Abstract

Demand prepaging was long ago proposed as a method for taking advantage of high disk bandwidths and avoiding long disk latencies by fetching, at each page fault, not only the demanded page but also other pages predicted to be used soon. Studies performed more than twenty years ago found that demand prepaging would not be generally beneficial. Those studies failed to examine thoroughly the interaction between prepaging and main memory caching. It is unclear how many main memory page frames should be allocated to cache pages that were prepaged but have not yet been referenced.

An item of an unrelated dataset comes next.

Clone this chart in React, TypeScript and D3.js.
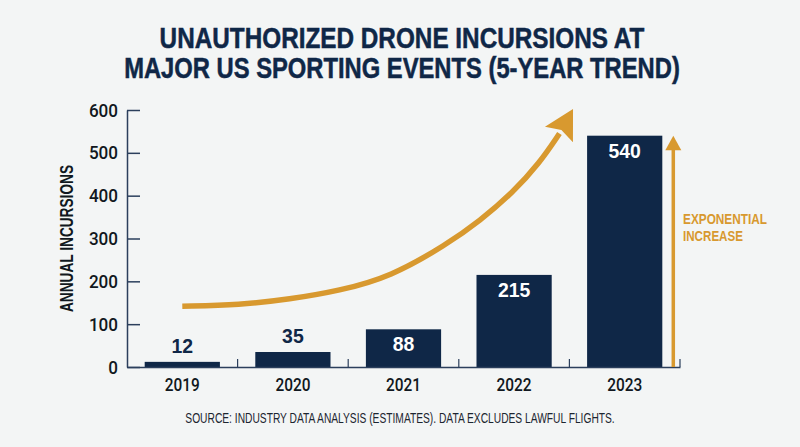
import * as d3 from "d3";
import React, { useEffect, useRef } from "react";

const years = ["2019", "2020", "2021", "2022", "2023"];
const incursions = [12, 35, 88, 215, 540];
const yTicks = [0, 100, 200, 300, 400, 500, 600];
const titleLines = ["UNAUTHORIZED DRONE INCURSIONS AT", "MAJOR US SPORTING EVENTS (5-YEAR TREND)"];
const titleWidths = [485, 556];
const annotationLines = ["EXPONENTIAL", "INCREASE"];
const annotationWidths = [84, 60];
const source = "SOURCE: INDUSTRY DATA ANALYSIS (ESTIMATES). DATA EXCLUDES LAWFUL FLIGHTS.";

const trendYears = [2019, 2019.52, 2019.97, 2020.42, 2020.88, 2021.39, 2021.69, 2021.99, 2022.23, 2022.41];
const trendValues = [142, 145, 158, 178, 210, 286, 341, 408, 476, 545];

const navy = "#0f2747";
const gold = "#d8992f";
const axisColor = "#2b3f5c";
const sans = "'Liberation Sans', sans-serif";

// no condensed face is installed, so squeeze the text to the width it has in the picture
const squeeze = (
  text: d3.Selection<SVGTextElement, unknown, null, undefined>,
  cx: number,
  baseline: number,
  targetWidth: number
) => {
  const k = targetWidth / text.node()!.getComputedTextLength();
  text
    .attr("text-anchor", "middle")
    .attr("transform", `translate(${cx},${baseline}) scale(${k},1)`);
};

const App: React.FC = () => {
  const ref = useRef<SVGSVGElement>(null);

  useEffect(() => {
    const width = 800;
    const height = 447;
    const margin = { top: 110, right: 120, bottom: 80, left: 127 };

    document.body.style.margin = "0";

    const svg = d3.select(ref.current);
    svg.selectAll("*").remove();
    svg.attr("width", width).attr("height", height).style("display", "block");

    svg.append("rect").attr("width", width).attr("height", height).attr("fill", "#f3f5f5");

    const x = d3.scaleBand()
      .domain(years)
      .range([margin.left, width - margin.right])
      .paddingInner(0.32)
      .paddingOuter(0.16);

    const y = d3.scaleLinear()
      .domain([0, 600])
      .range([height - margin.bottom, margin.top]);

    const trendX = d3.scaleLinear()
      .domain([2019, 2023])
      .range([x("2019")! + x.bandwidth() / 2, x("2023")! + x.bandwidth() / 2]);

    // Title
    titleLines.forEach((line, i) => {
      const t = svg.append("text")
        .attr("font-family", sans)
        .attr("font-weight", 700)
        .attr("font-size", 29)
        .attr("fill", navy)
        .attr("stroke", navy)
        .attr("stroke-width", 0.5)
        .text(line);
      squeeze(t as any, 402, 48 + i * 30, titleWidths[i]);
    });

    // Bars
    svg.selectAll("rect.bar")
      .data(incursions)
      .enter()
      .append("rect")
      .attr("class", "bar")
      .attr("x", (_, i) => x(years[i])!)
      .attr("y", (d) => y(d))
      .attr("width", x.bandwidth())
      .attr("height", (d) => y(0) - y(d))
      .attr("fill", navy);

    // Bar labels, the two short bars carry theirs on top
    svg.selectAll("text.value")
      .data(incursions)
      .enter()
      .append("text")
      .attr("class", "value")
      .attr("x", (_, i) => x(years[i])! + x.bandwidth() / 2)
      .attr("y", (d) => (d < 50 ? y(d) - 9 : y(d) + 22))
      .attr("text-anchor", "middle")
      .attr("font-family", sans)
      .attr("font-weight", 700)
      .attr("font-size", 21)
      .attr("fill", (d) => (d < 50 ? navy : "#ffffff"))
      .attr("textLength", (d) => String(d).length * 10.8)
      .attr("lengthAdjust", "spacingAndGlyphs")
      .text((d) => d);

    // Y axis
    const yAxis = svg.append("g")
      .attr("transform", `translate(${margin.left},0)`)
      .call(d3.axisLeft(y).tickValues(yTicks).tickSize(-13).tickPadding(9).tickSizeOuter(0));
    yAxis.selectAll("line").attr("stroke", axisColor).attr("stroke-width", 1.5);
    yAxis.select(".domain").attr("stroke", axisColor).attr("stroke-width", 1.5);
    yAxis.selectAll<SVGTextElement, number>("text")
      .attr("font-family", "Roboto, sans-serif")
      .attr("font-weight", 500)
      .attr("font-size", 19)
      .attr("fill", "#111820")
      .attr("textLength", (d) => String(d).length * 9.7)
      .attr("lengthAdjust", "spacingAndGlyphs");

    // X axis: labels under the bars, ticks between them
    const xAxis = svg.append("g")
      .attr("transform", `translate(0,${y(0)})`)
      .call(d3.axisBottom(x).tickSize(0).tickPadding(11));
    xAxis.select(".domain").attr("stroke", axisColor).attr("stroke-width", 1.5);
    xAxis.selectAll("text")
      .attr("font-family", "Roboto, sans-serif")
      .attr("font-weight", 500)
      .attr("font-size", 18)
      .attr("fill", "#111820")
      .attr("textLength", 35)
      .attr("lengthAdjust", "spacingAndGlyphs");

    svg.selectAll("line.sep")
      .data(years)
      .enter()
      .append("line")
      .attr("class", "sep")
      .attr("x1", (d) => x(d)! + x.bandwidth() + (x.step() - x.bandwidth()) / 2)
      .attr("x2", (d) => x(d)! + x.bandwidth() + (x.step() - x.bandwidth()) / 2)
      .attr("y1", y(0))
      .attr("y2", y(0) - 8)
      .attr("stroke", axisColor)
      .attr("stroke-width", 1.2);

    // Y axis label
    svg.append("text")
      .attr("transform", `translate(72.5,${(165 + 312) / 2}) rotate(-90)`)
      .attr("text-anchor", "middle")
      .attr("font-family", sans)
      .attr("font-weight", 700)
      .attr("font-size", 18)
      .attr("fill", "#111820")
      .attr("textLength", 147)
      .attr("lengthAdjust", "spacingAndGlyphs")
      .text("ANNUAL INCURSIONS");

    // Trend arrow
    const trend = trendYears.map((d, i) => [trendX(d), y(trendValues[i])] as [number, number]);
    const line = d3.line().curve(d3.curveBasis);
    svg.append("path")
      .attr("d", line(trend))
      .attr("fill", "none")
      .attr("stroke", gold)
      .attr("stroke-width", 5.5);

    const [ex, ey] = trend[trend.length - 1];
    svg.append("path")
      .attr("d", "M28,0 L-1,-16 L4,0 L-1,16 Z")
      .attr("transform", `translate(${ex},${ey}) rotate(-61)`)
      .attr("fill", gold);

    // Vertical arrow next to the last bar
    const arrowX = x("2023")! + x.bandwidth() + 11;
    svg.append("line")
      .attr("x1", arrowX)
      .attr("x2", arrowX)
      .attr("y1", y(0))
      .attr("y2", y(540) + 12)
      .attr("stroke", gold)
      .attr("stroke-width", 3.5);
    svg.append("path")
      .attr("d", "M0,0 L8,14.5 L-8,14.5 Z")
      .attr("transform", `translate(${arrowX},${y(540)})`)
      .attr("fill", gold);

    annotationLines.forEach((t, i) => {
      svg.append("text")
        .attr("x", 683)
        .attr("y", 224 + i * 17)
        .attr("font-family", sans)
        .attr("font-weight", 700)
        .attr("font-size", 15.5)
        .attr("fill", gold)
        .attr("textLength", annotationWidths[i])
        .attr("lengthAdjust", "spacingAndGlyphs")
        .text(t);
    });

    // Source note
    const note = svg.append("text")
      .attr("font-family", sans)
      .attr("font-size", 15)
      .attr("fill", "#1c2530")
      .text(source);
    squeeze(note as any, 400, 423, 430);
  }, []);

  return <svg ref={ref}></svg>;
};

export default App;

This issue is critical to the efficacy of any demand prepaging policy.In this paper, we examine prepaged allocation and its interaction with two other important demand prepaging parameters: the degree, which is the number of extra pages that may be fetched at each page fault, and the predictor that selects which pages to prepage. The choices for these two parameters, the reference behavior of the workload, and the main memory size all substantially affect the appropriate choice of prepaged allocation. In some situations, demand prepaging cannot provide benefit, as any allocation to prepaged pages will increase page faults, while in other situations, a good choice of allocation will yield a substantial reduction in page faults. We will present a mechanism that dynamically adapts the prepaged allocation on-line, as well as experimental results that show that this mechanism typically reduces page faults by 10 to 40% and sometimes by more than 50%. In those cases where demand prepaging should not be used, the mechanism correctly allocates no space for prepaged pages and thus does not increase the number of page faults. Finally, we will show that prepaging offers substantial benefits over the simpler solution of sing larger pages, which can substantially increase page faults.